April 4, 2015 at 12:25 am
(This post was last modified: April 4, 2015 at 12:50 am by Whateverist.)
(April 3, 2015 at 10:25 pm)datc Wrote: As I suggested, if you live your life without worrying about God (or gods, or unicorns), then you are demonstrating your atheism to all concerned. But that's a practical lifestyle choice of your own personal active life. It has no value for the speculative question of whether God exists.
Likewise, the speculative question of whether or not gods exist has no value for the living of my life. Lacking a proper definition of gods, I have more important business to attend to.
(April 3, 2015 at 10:44 pm)Bad Wolf Wrote:datc Wrote:One cannot know P without giving mental assent to, i.e., without extending belief to, P.So what you are saying is that you can't know something without believing it. I suppose I can agree with that but knowledge and belief are still two different concepts no matter how related they are.
Believing that a proposition is true is pretty different than believing in gods. Regarding the number of sweets in the jar, I don't have to believe the number of sweets is either even or odd .. I know that it must be (assuming we're not counting fractions of sweets). Even-ness and oddness are not in question and require no leap of faith.
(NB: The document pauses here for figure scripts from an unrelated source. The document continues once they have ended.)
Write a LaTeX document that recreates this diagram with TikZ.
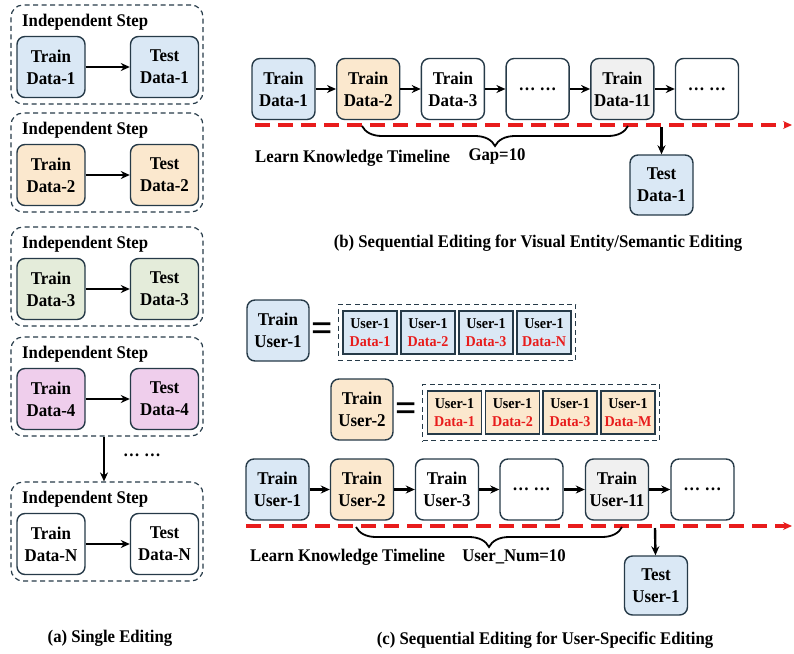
\documentclass[tikz,border=0pt]{standalone}
\usepackage{fontspec}
\setmainfont{Liberation Serif}[FakeStretch=0.94]
\usetikzlibrary{fit,arrows.meta,decorations.pathreplacing}

\definecolor{edgecol}{RGB}{38,58,72}
\definecolor{fillblue}{RGB}{218,232,245}
\definecolor{fillorange}{RGB}{251,232,206}
\definecolor{fillgreen}{RGB}{228,236,218}
\definecolor{fillpink}{RGB}{239,206,236}
\definecolor{fillgrey}{RGB}{240,240,240}
\definecolor{timered}{RGB}{232,28,28}

\tikzset{
  databox/.style={draw=edgecol, line width=1.4pt, rounded corners=8pt, minimum width=63pt,
    minimum height=61pt, inner sep=0pt, align=center, font=\fontsize{18}{22}\selectfont\bfseries},
  userbox/.style={draw=edgecol, line width=1.4pt, minimum width=54pt, minimum height=43pt,
    inner sep=0pt, align=center, font=\fontsize{15}{18}\selectfont\bfseries},
  stepframe/.style={draw=edgecol, line width=1.2pt, dash pattern=on 5pt off 3.5pt,
    rounded corners=12pt, minimum width=192pt, minimum height=99pt},
  groupframe/.style={draw=edgecol, line width=1.2pt, dash pattern=on 5pt off 3.5pt,
    inner xsep=4pt, inner ysep=6pt},
  flow/.style={->, line width=2.4pt},
  timeline/.style={->, timered, line width=3.2pt, dash pattern=on 15pt off 8pt},
  lbl/.style={font=\fontsize{17.8}{21}\selectfont\bfseries, inner sep=0pt},
  equal/.style={font=\fontsize{40}{40}\selectfont\bfseries, inner sep=0pt},
  gapbrace/.style={decorate, decoration={brace, mirror, amplitude=20pt}, line width=1.8pt},
}

\begin{document}
\begin{tikzpicture}[x=1pt, y=-1pt, >={Stealth[length=9pt,width=8pt]}]
    \useasboundingbox (0,0) rectangle (794,653);

    % (a) single editing
    \foreach \i/\top/\col in {1/5/fillblue, 2/113/fillorange, 3/227/fillgreen, 4/337/fillpink}{
        \node[stepframe] (frame\i) at (107,\top+49.5) {};
        \node[lbl, anchor=west] (step\i) at (22,\top+17) {Independent Step};
        \node[databox, fill=\col, minimum width=68pt] (atrain\i) at (51,\top+62) {Train\\Data-\i};
        \node[databox, fill=\col, minimum width=68pt] (atest\i) at (164.5,\top+62) {Test\\Data-\i};
        \draw[flow] (atrain\i) -- (atest\i);
    }
    \node[stepframe] (frame5) at (107,531.5) {};
    \node[lbl, anchor=west] (step5) at (22,499) {Independent Step};
    \node[databox, fill=white, minimum width=68pt] (atrainN) at (51,544) {Train\\Data-N};
    \node[databox, fill=white, minimum width=68pt] (atestN) at (164.5,544) {Test\\Data-N};
    \draw[flow] (atrainN) -- (atestN);
    \draw[flow] ([xshift=-3pt]frame4.south) -- ([xshift=-3pt]frame5.north);
    \node[lbl] (adots) at (142,455) {… …};
    \node[lbl] (acap) at (110,638) {(a) Single Editing};

    % (b) sequential editing, visual entity/semantic
    \node[databox, fill=fillblue] (b1) at (283.5,89) {Train\\Data-1};
    \node[databox, fill=fillorange] (b2) at (368.2,89) {Train\\Data-2};
    \node[databox, fill=white] (b3) at (452.9,89) {Train\\Data-3};
    \node[databox, fill=white] (b4) at (537.6,89) {… …};
    \node[databox, fill=fillgrey] (b5) at (622.3,89) {Train\\Data-11};
    \node[databox, fill=white] (b6) at (707,89) {… …};
    \foreach \a/\b in {1/2, 2/3, 3/4, 4/5, 5/6}
        \draw[flow] (b\a) -- (b\b);

    \coordinate (bstart) at (255,125);
    \coordinate (bend) at (792,125);
    \draw[timeline] (bstart) -- (bend);
    \draw[gapbrace] (362,126) -- (628,126);
    \node[lbl, anchor=west] (blearn) at (255,158) {Learn Knowledge Timeline};
    \node[lbl] (bgap) at (497,156) {Gap=10};
    \coordinate (btap) at (661.5,127);
    \node[databox, fill=fillblue, minimum height=60pt] (btest) at (661.5,185) {Test\\Data-1};
    \draw[flow] (btap) -- (btest);
    \node[lbl] (bcap) at (538,243) {(b) Sequential Editing for Visual Entity/Semantic Editing};

    % (c) sequential editing, user-specific
    \node[databox, fill=fillblue, minimum width=62pt] (cu1) at (278,330.5) {Train\\User-1};
    \node[equal] (ceq1) at (322.5,332) {=};
    \foreach \k/\x/\d in {1/370/1, 2/428/2, 3/486/3, 4/544/N}
        \node[userbox, fill=fillblue] (cd\k) at (\x,332.5) {User-1\\\textcolor{timered}{Data-\d}};
    \node[groupframe, fit=(cd1)(cd4)] (cgrp1) {};

    \node[databox, fill=fillorange, minimum width=62pt] (cu2) at (362,409.5) {Train\\User-2};
    \node[equal] (ceq2) at (406.5,412) {=};
    \foreach \k/\x/\d in {1/454.5/1, 2/512.5/2, 3/570/3, 4/628/M}
        \node[userbox, fill=fillorange] (ce\k) at (\x,412.5) {User-1\\\textcolor{timered}{Data-\d}};
    \node[groupframe, fit=(ce1)(ce4)] (cgrp2) {};

    \node[databox, fill=fillblue] (c1) at (277.5,489.5) {Train\\User-1};
    \node[databox, fill=fillorange] (c2) at (362,489.5) {Train\\User-2};
    \node[databox, fill=white] (c3) at (447,489.5) {Train\\User-3};
    \node[databox, fill=white] (c4) at (531.5,489.5) {… …};
    \node[databox, fill=fillgrey] (c5) at (617,489.5) {Train\\User-11};
    \node[databox, fill=white] (c6) at (702.5,489.5) {… …};
    \foreach \a/\b in {1/2, 2/3, 3/4, 4/5, 5/6}
        \draw[flow] (c\a) -- (c\b);

    \coordinate (cstart) at (246,526);
    \coordinate (cend) at (792,526);
    \draw[timeline] (cstart) -- (cend);
    \draw[gapbrace] (356,527) -- (622,527);
    \node[lbl, anchor=west] (clearn) at (250,557) {Learn Knowledge Timeline};
    \node[lbl] (cgap) at (514,557) {User\_Num=10};
    \coordinate (ctap) at (655,528);
    \node[databox, fill=fillblue, minimum height=59pt] (ctest) at (656,585.5) {Test\\User-1};
    \draw[flow] (ctap) -- (ctest);
    \node[lbl] (ccap) at (545,640) {(c) Sequential Editing for User-Specific Editing};

\end{tikzpicture}
\end{document}
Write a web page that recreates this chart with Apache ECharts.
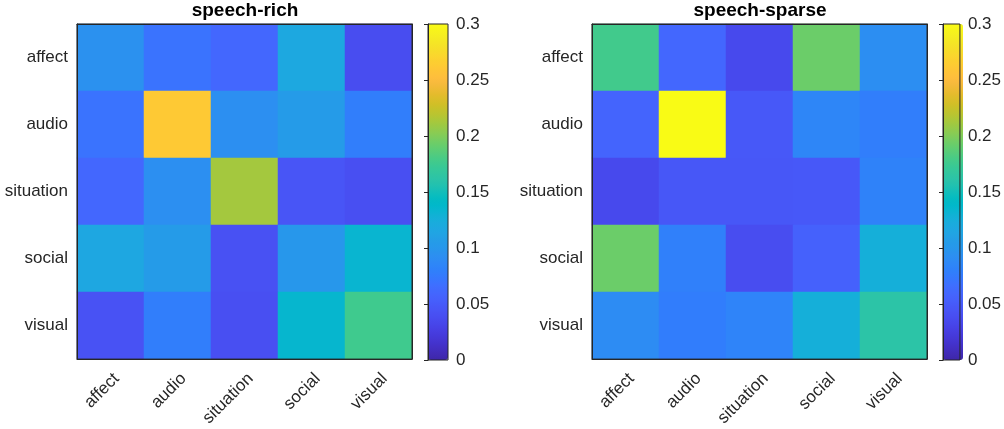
<!DOCTYPE html>
<html>
<head>
<meta charset="utf-8">
<script src="https://cdn.jsdelivr.net/npm/echarts@6/dist/echarts.min.js"></script>
<style>body{margin:0;background:#fff}#main{width:1004px;height:429px}</style>
</head>
<body>
<div id="main"></div>
<script>
var labels=['affect','audio','situation','social','visual'];
// rows: affect, audio, situation, social, visual (top to bottom)
var richVals=[
    [0.095,0.070,0.060,0.118,0.038],
    [0.070,0.262,0.093,0.105,0.078],
    [0.060,0.093,0.212,0.045,0.040],
    [0.117,0.105,0.042,0.100,0.133],
    [0.043,0.078,0.040,0.135,0.176]
];
var sparseVals=[
    [0.177,0.060,0.035,0.193,0.092],
    [0.058,0.300,0.048,0.085,0.078],
    [0.035,0.047,0.047,0.048,0.082],
    [0.193,0.080,0.038,0.055,0.126],
    [0.090,0.077,0.083,0.126,0.162]
];
var titles=['speech-rich','speech-sparse'];
var cMin=0, cMax=0.3, cStep=0.05;

// parula colormap
var parula=[[0.2422,0.1504,0.6603],[0.2504,0.1650,0.7076],[0.2578,0.1818,0.7511],[0.2647,0.1978,0.7952],[0.2706,0.2147,0.8364],[0.2751,0.2342,0.8710],[0.2783,0.2559,0.8991],[0.2803,0.2782,0.9221],[0.2813,0.3006,0.9414],[0.2810,0.3228,0.9579],[0.2795,0.3447,0.9717],[0.2760,0.3667,0.9829],[0.2699,0.3892,0.9906],[0.2602,0.4123,0.9952],[0.2440,0.4358,0.9988],[0.2206,0.4603,0.9973],[0.1963,0.4847,0.9892],[0.1834,0.5074,0.9798],[0.1786,0.5289,0.9682],[0.1764,0.5499,0.9520],[0.1687,0.5703,0.9359],[0.1540,0.5902,0.9218],[0.1460,0.6091,0.9079],[0.1380,0.6276,0.8973],[0.1248,0.6459,0.8883],[0.1113,0.6635,0.8763],[0.0952,0.6798,0.8598],[0.0689,0.6948,0.8394],[0.0297,0.7082,0.8163],[0.0036,0.7203,0.7917],[0.0067,0.7312,0.7660],[0.0433,0.7411,0.7394],[0.0964,0.7500,0.7120],[0.1408,0.7584,0.6842],[0.1717,0.7670,0.6554],[0.1938,0.7758,0.6251],[0.2161,0.7843,0.5923],[0.2470,0.7918,0.5567],[0.2906,0.7973,0.5188],[0.3406,0.8008,0.4789],[0.3909,0.8029,0.4354],[0.4456,0.8024,0.3909],[0.5044,0.7993,0.3480],[0.5616,0.7942,0.3045],[0.6174,0.7876,0.2612],[0.6720,0.7793,0.2227],[0.7242,0.7698,0.1910],[0.7738,0.7598,0.1646],[0.8203,0.7498,0.1535],[0.8634,0.7406,0.1596],[0.9035,0.7330,0.1774],[0.9393,0.7288,0.2100],[0.9728,0.7298,0.2394],[0.9956,0.7434,0.2371],[0.9970,0.7659,0.2199],[0.9952,0.7893,0.2028],[0.9892,0.8136,0.1885],[0.9786,0.8386,0.1766],[0.9676,0.8639,0.1643],[0.9610,0.8890,0.1537],[0.9597,0.9135,0.1423],[0.9628,0.9373,0.1265],[0.9691,0.9606,0.1064],[0.9769,0.9839,0.0805]];
var parulaColors=parula.map(function(c){
    return 'rgb('+Math.round(c[0]*255)+','+Math.round(c[1]*255)+','+Math.round(c[2]*255)+')';
});

function toCells(m){
    var out=[];
    m.forEach(function(row,i){
        row.forEach(function(v,j){ out.push([j,i,v]); });
    });
    return out;
}

var font='Helvetica, "Liberation Sans", Arial, sans-serif';
var ink='#262626';
var fs=17;

// panel positions
var panels=[
    {left:77, cbLeft:428, titleX:245},
    {left:592, cbLeft:943, titleX:760}
];
var plotTop=24, plotH=336, plotW=335, cbW=20;

var grid=[], xAxis=[], yAxis=[], series=[], visualMap=[], title=[];
[richVals,sparseVals].forEach(function(vals,p){
    var P=panels[p];
    var g=grid.length;
    grid.push({left:P.left,top:plotTop,width:plotW,height:plotH,show:true,borderColor:ink,borderWidth:1,z:10,backgroundColor:'transparent'});
    grid.push({left:P.cbLeft,top:plotTop,width:cbW,height:plotH,show:true,borderColor:ink,borderWidth:1,z:10,backgroundColor:'transparent'});

    xAxis.push({type:'category',gridIndex:g,data:labels,position:'bottom',z:10,
        axisLine:{lineStyle:{color:ink}},
        axisTick:{inside:true,alignWithLabel:true,length:4,lineStyle:{color:ink}},
        axisLabel:{rotate:45,color:ink,fontSize:fs,fontFamily:font,margin:11,verticalAlign:'top'},
        splitLine:{show:false}});
    xAxis.push({type:'category',gridIndex:g,data:labels,position:'top',z:10,
        axisLine:{lineStyle:{color:ink}},
        axisTick:{inside:true,alignWithLabel:true,length:4,lineStyle:{color:ink}},
        axisLabel:{show:false}});
    xAxis.push({type:'value',gridIndex:g+1,show:false,min:0,max:1});

    yAxis.push({type:'category',gridIndex:g,data:labels,inverse:true,position:'left',z:10,
        axisLine:{lineStyle:{color:ink}},
        axisTick:{inside:true,alignWithLabel:true,length:4,lineStyle:{color:ink}},
        axisLabel:{color:ink,fontSize:fs,fontFamily:font,margin:9}});
    yAxis.push({type:'category',gridIndex:g,data:labels,inverse:true,position:'right',z:10,
        axisLine:{lineStyle:{color:ink}},
        axisTick:{inside:true,alignWithLabel:true,length:4,lineStyle:{color:ink}},
        axisLabel:{show:false}});
    yAxis.push({type:'value',gridIndex:g+1,position:'right',min:cMin,max:cMax,interval:cStep,z:10,
        axisLine:{show:true,lineStyle:{color:ink}},
        axisTick:{show:true,inside:true,length:4,lineStyle:{color:ink}},
        splitLine:{show:false},
        axisLabel:{color:ink,fontSize:fs,fontFamily:font,margin:8,
            formatter:function(v){ return String(Math.round(v*100)/100); }}});

    series.push({type:'heatmap',name:titles[p],xAxisIndex:xAxis.length-3,yAxisIndex:yAxis.length-3,
        data:toCells(vals),itemStyle:{borderWidth:0},emphasis:{disabled:true}});

    visualMap.push({type:'continuous',seriesIndex:p,min:cMin,max:cMax,calculable:false,hoverLink:false,
        orient:'vertical',left:P.cbLeft,top:plotTop,itemWidth:cbW,itemHeight:plotH,padding:0,
        showLabel:false,inRange:{color:parulaColors},z:4});

    title.push({text:titles[p],left:P.titleX,top:1,textAlign:'center',padding:0,
        textStyle:{fontFamily:font,fontWeight:'bold',fontSize:19,color:'#000'}});
});

var myChart=echarts.init(document.getElementById('main'),null,{renderer:'canvas'});
myChart.setOption({
    animation:false,
    title:title,
    grid:grid,
    xAxis:xAxis,
    yAxis:yAxis,
    visualMap:visualMap,
    series:series
});
</script>
</body>
</html>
With gods, before we can answer any 'simple' questions regarding them, we really do need a workable definition. Otherwise, we are left to decide if we believe in them without any general agreement as what even counts as one. It would help a lot if theists would at least admit that there is no general agreement. Those in an organized religion pretty much define god(s) based on their particular orthodoxy. They really can't just ignore the fact that "gods" describes a class of supernatural beings, of which theirs is but one. The "supernatural" tips you off that you won't actually find one in the natural world. Each one has to invent the category of "false gods" to account for this. If they were honest with themselves they would admit that the only thing that sets their own exemplar of gods apart is its being theirs, a situation which precisely mirrors the situation for every believer in every other god.